God created love as his most beautiful and exciting gift and wants us, his children, to enjoy it in the most perfect way possible. He designed this love to be experienced exclusively with one person, and for it to last a lifetime.

Relationships and dating are not bad, and when done well, not even harmful. The key to experiencing the wonderful gift of love in the way that God intended is to guard your heart. Be cautious with intimacy in every part of the relationship. Guard your words, your actions, and your feelings until you're sure that this is the only one God desires to ever experience the love that you can give. Don't give your heart away carelessly and avoid becoming vulnerable to a person until a solid trust has formed. God gave us each a deep soul to share with others, and those who have been in love know that is a beautiful experience. But be cautious, save everything that you have to give. Why? Because every time you become intimate with another human being, be it physically or emotionally, you share a part of yourself. You give a part of yourself away in each kiss and each intimate conversation; a part that belongs not to some ex-boyfriend or girlfriend, but a part that belongs exclusively to the one with whom God has chosen for you to spend your life. Save it for the one person who will truly appreciate it the most and you will experience love in its most beautiful form.
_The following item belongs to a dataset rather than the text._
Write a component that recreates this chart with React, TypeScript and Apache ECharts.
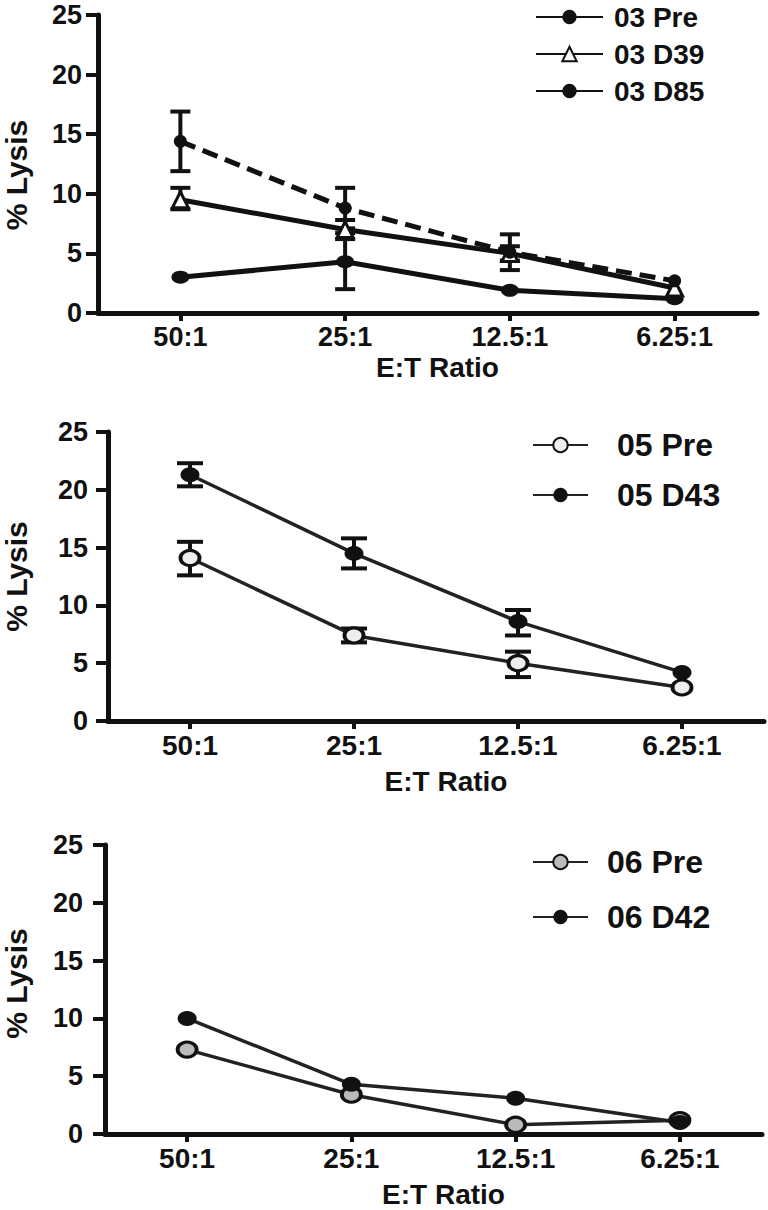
import React, { useEffect, useRef } from "react";
import * as echarts from "echarts";

// ---------- data ----------
const categories = ["50:1", "25:1", "12.5:1", "6.25:1"];
const yTicks = [0, 5, 10, 15, 20, 25];

// Panel 1 (patient 03)
const p03Pre = [3.0, 4.3, 1.9, 1.2];
const p03PreLo = [3.0, 2.0, 1.9, 1.2];
const p03PreHi = [3.0, 6.7, 1.9, 1.2];
const p03D39 = [9.5, 7.0, 5.0, 2.1];
const p03D39Lo = [8.7, 6.2, 4.4, 2.1];
const p03D39Hi = [10.5, 7.8, 5.6, 2.1];
const p03D85 = [14.4, 8.8, 5.1, 2.7];
const p03D85Lo = [11.9, 7.1, 3.6, 2.7];
const p03D85Hi = [16.9, 10.5, 6.6, 2.7];

// Panel 2 (patient 05)
const p05Pre = [14.1, 7.4, 5.0, 2.9];
const p05PreLo = [12.6, 6.8, 3.8, 2.9];
const p05PreHi = [15.5, 8.0, 6.0, 2.9];
const p05D43 = [21.3, 14.5, 8.6, 4.2];
const p05D43Lo = [20.3, 13.2, 7.4, 4.2];
const p05D43Hi = [22.3, 15.8, 9.6, 4.2];

// Panel 3 (patient 06)
const p06Pre = [7.3, 3.4, 0.8, 1.2];
const p06D42 = [10.0, 4.3, 3.1, 1.0];

const FONT = '"Liberation Sans", Arial, Helvetica, sans-serif';
const INK = "#111";

function errData(lo: number[], hi: number[]) {
  return lo.map((l, i) => [i, l, hi[i]]);
}

function errSeries(name: string, idx: number, lo: number[], hi: number[], capHalf: number, width: number) {
  return {
    type: "custom",
    name,
    xAxisIndex: idx,
    yAxisIndex: idx,
    z: 3,
    silent: true,
    encode: { x: 0, y: [1, 2] },
    data: errData(lo, hi),
    renderItem: (params: any, api: any) => {
      const i = api.value(0);
      const l = api.value(1);
      const h = api.value(2);
      if (Math.abs(h - l) < 1e-9) return null;
      const pLo = api.coord([i, l]);
      const pHi = api.coord([i, h]);
      const st = { stroke: INK, lineWidth: width };
      return {
        type: "group",
        children: [
          { type: "line", shape: { x1: pLo[0], y1: pLo[1], x2: pHi[0], y2: pHi[1] }, style: st },
          { type: "line", shape: { x1: pLo[0] - capHalf, y1: pLo[1], x2: pLo[0] + capHalf, y2: pLo[1] }, style: st },
          { type: "line", shape: { x1: pHi[0] - capHalf, y1: pHi[1], x2: pHi[0] + capHalf, y2: pHi[1] }, style: st },
        ],
      };
    },
  };
}

function xAxisCfg(gridIndex: number, nameGap: number, fontSize: number) {
  return {
    type: "category",
    gridIndex,
    data: categories,
    boundaryGap: true,
    axisLine: { show: true, lineStyle: { color: INK, width: 5 } },
    axisTick: { show: true, alignWithLabel: true, length: 8, lineStyle: { color: INK, width: 4 } },
    axisLabel: { color: INK, fontSize, fontWeight: "bold", fontFamily: FONT, margin: 10 },
    splitLine: { show: false },
    name: "E:T Ratio",
    nameLocation: "middle",
    nameGap,
    nameTextStyle: { color: INK, fontSize: 28, fontWeight: "bold", fontFamily: FONT, padding: [0, 0, 0, 20] },
  };
}

function yAxisCfg(gridIndex: number, nameGap: number, margin: number, namePad: number[]) {
  return {
    type: "value",
    gridIndex,
    min: yTicks[0],
    max: yTicks[yTicks.length - 1],
    interval: yTicks[1] - yTicks[0],
    axisLine: { show: true, lineStyle: { color: INK, width: 5 } },
    axisTick: { show: true, length: 12, lineStyle: { color: INK, width: 4 } },
    axisLabel: { color: INK, fontSize: 27, fontWeight: "bold", fontFamily: FONT, margin },
    splitLine: { show: false },
    name: "% Lysis",
    nameLocation: "middle",
    nameGap,
    nameTextStyle: { color: INK, fontSize: 30, fontWeight: "bold", fontFamily: FONT, padding: namePad },
  };
}

function lineSeries(name: string, idx: number, data: number[], opts: any) {
  return {
    type: "line",
    name,
    xAxisIndex: idx,
    yAxisIndex: idx,
    data,
    z: 4,
    symbol: opts.symbol,
    symbolSize: opts.symbolSize,
    showAllSymbol: true,
    lineStyle: { color: opts.lineColor || INK, width: opts.width, type: opts.dash || "solid" },
    itemStyle: { color: opts.fill, borderColor: INK, borderWidth: opts.borderWidth || 0 },
  };
}

export default function App() {
  const ref = useRef<HTMLDivElement>(null);

  useEffect(() => {
    document.body.style.margin = "0";
    if (!ref.current) return;
    const chart = echarts.init(ref.current, undefined, { renderer: "svg" });

    const legendText = (size: number, pad: number) => ({
      color: INK,
      fontSize: size,
      fontWeight: "bold",
      fontFamily: FONT,
      padding: [0, 0, 0, pad],
    });

    const option: any = {
      animation: false,
      backgroundColor: "#fff",
      grid: [
        { left: 98, top: 15, width: 659, height: 298, containLabel: false, outerBoundsMode: "none" },
        { left: 108, top: 432, width: 656, height: 289, containLabel: false, outerBoundsMode: "none" },
        { left: 105, top: 845, width: 657, height: 289, containLabel: false, outerBoundsMode: "none" },
      ],
      xAxis: [xAxisCfg(0, 40, 27), xAxisCfg(1, 46, 28), xAxisCfg(2, 46, 28)],
      yAxis: [
        yAxisCfg(0, 67, 16, [0, 22, 0, 0]),
        yAxisCfg(1, 77, 20, [0, 0, 0, 0]),
        yAxisCfg(2, 74, 22, [0, 0, 0, 12]),
      ],
      legend: [
        {
          orient: "vertical",
          left: 535,
          top: 3,
          padding: 0,
          itemWidth: 67,
          itemHeight: 18,
          itemGap: 9,
          lineStyle: { type: "solid" },
          textStyle: legendText(28, 6),
          data: ["03 Pre", "03 D39", "03 D85"],
          selectedMode: false,
        },
        {
          orient: "vertical",
          left: 532,
          top: 429,
          padding: 0,
          itemWidth: 55,
          itemHeight: 18,
          itemGap: 18,
          textStyle: legendText(32, 24),
          data: ["05 Pre", "05 D43"],
          selectedMode: false,
        },
        {
          orient: "vertical",
          left: 532,
          top: 846,
          padding: 0,
          itemWidth: 55,
          itemHeight: 18,
          itemGap: 23,
          textStyle: legendText(32, 14),
          data: ["06 Pre", "06 D42"],
          selectedMode: false,
        },
      ],
      series: [
        // panel 1
        errSeries("e03Pre", 0, p03PreLo, p03PreHi, 10, 4),
        errSeries("e03D39", 0, p03D39Lo, p03D39Hi, 10, 4),
        errSeries("e03D85", 0, p03D85Lo, p03D85Hi, 10, 4),
        lineSeries("03 Pre", 0, p03Pre, { symbol: "circle", symbolSize: [18, 13], width: 5, fill: INK }),
        lineSeries("03 D39", 0, p03D39, { symbol: "triangle", symbolSize: 16, width: 5, fill: "#fff", borderWidth: 3 }),
        lineSeries("03 D85", 0, p03D85, { symbol: "circle", symbolSize: 13, width: 5, fill: INK, dash: [16, 8] }),
        // panel 2
        errSeries("e05Pre", 1, p05PreLo, p05PreHi, 13, 4),
        errSeries("e05D43", 1, p05D43Lo, p05D43Hi, 13, 4),
        lineSeries("05 Pre", 1, p05Pre, { symbol: "circle", symbolSize: [19, 15], width: 3.5, fill: "#eee", borderWidth: 3.5, lineColor: "#222" }),
        lineSeries("05 D43", 1, p05D43, { symbol: "circle", symbolSize: [19, 15], width: 3.5, fill: INK, lineColor: "#222" }),
        // panel 3
        lineSeries("06 Pre", 2, p06Pre, { symbol: "circle", symbolSize: [19, 15], width: 3.5, fill: "#bbb", borderWidth: 3.5, lineColor: "#222" }),
        lineSeries("06 D42", 2, p06D42, { symbol: "circle", symbolSize: [19, 15], width: 3.5, fill: INK, lineColor: "#222" }),
      ],
    };

    chart.setOption(option);
    return () => chart.dispose();
  }, []);

  return (
    <div
      ref={ref}
      style={{ position: "absolute", left: 0, top: 0, width: 768, height: 1210, background: "#fff" }}
    />
  );
}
So go against the world's pressures to find romance for reasons that are not valid, and don't have regrets if you don't have that special someone to love you this Valentines Day. You don't need to watch Blind Date to pick up dating tips or browse through the classifieds to find love. Simply learn to rejoice in the comfort that you can trust your creator to provide you with the most beautiful love you could imagine in his time.

If our hopes are being disappointed just now, it means that they are being purified. There is nothing noble the human mind has ever hoped for or dreamed of that will not be fulfilled. One of the greatest strains in life is the strain of waiting for God.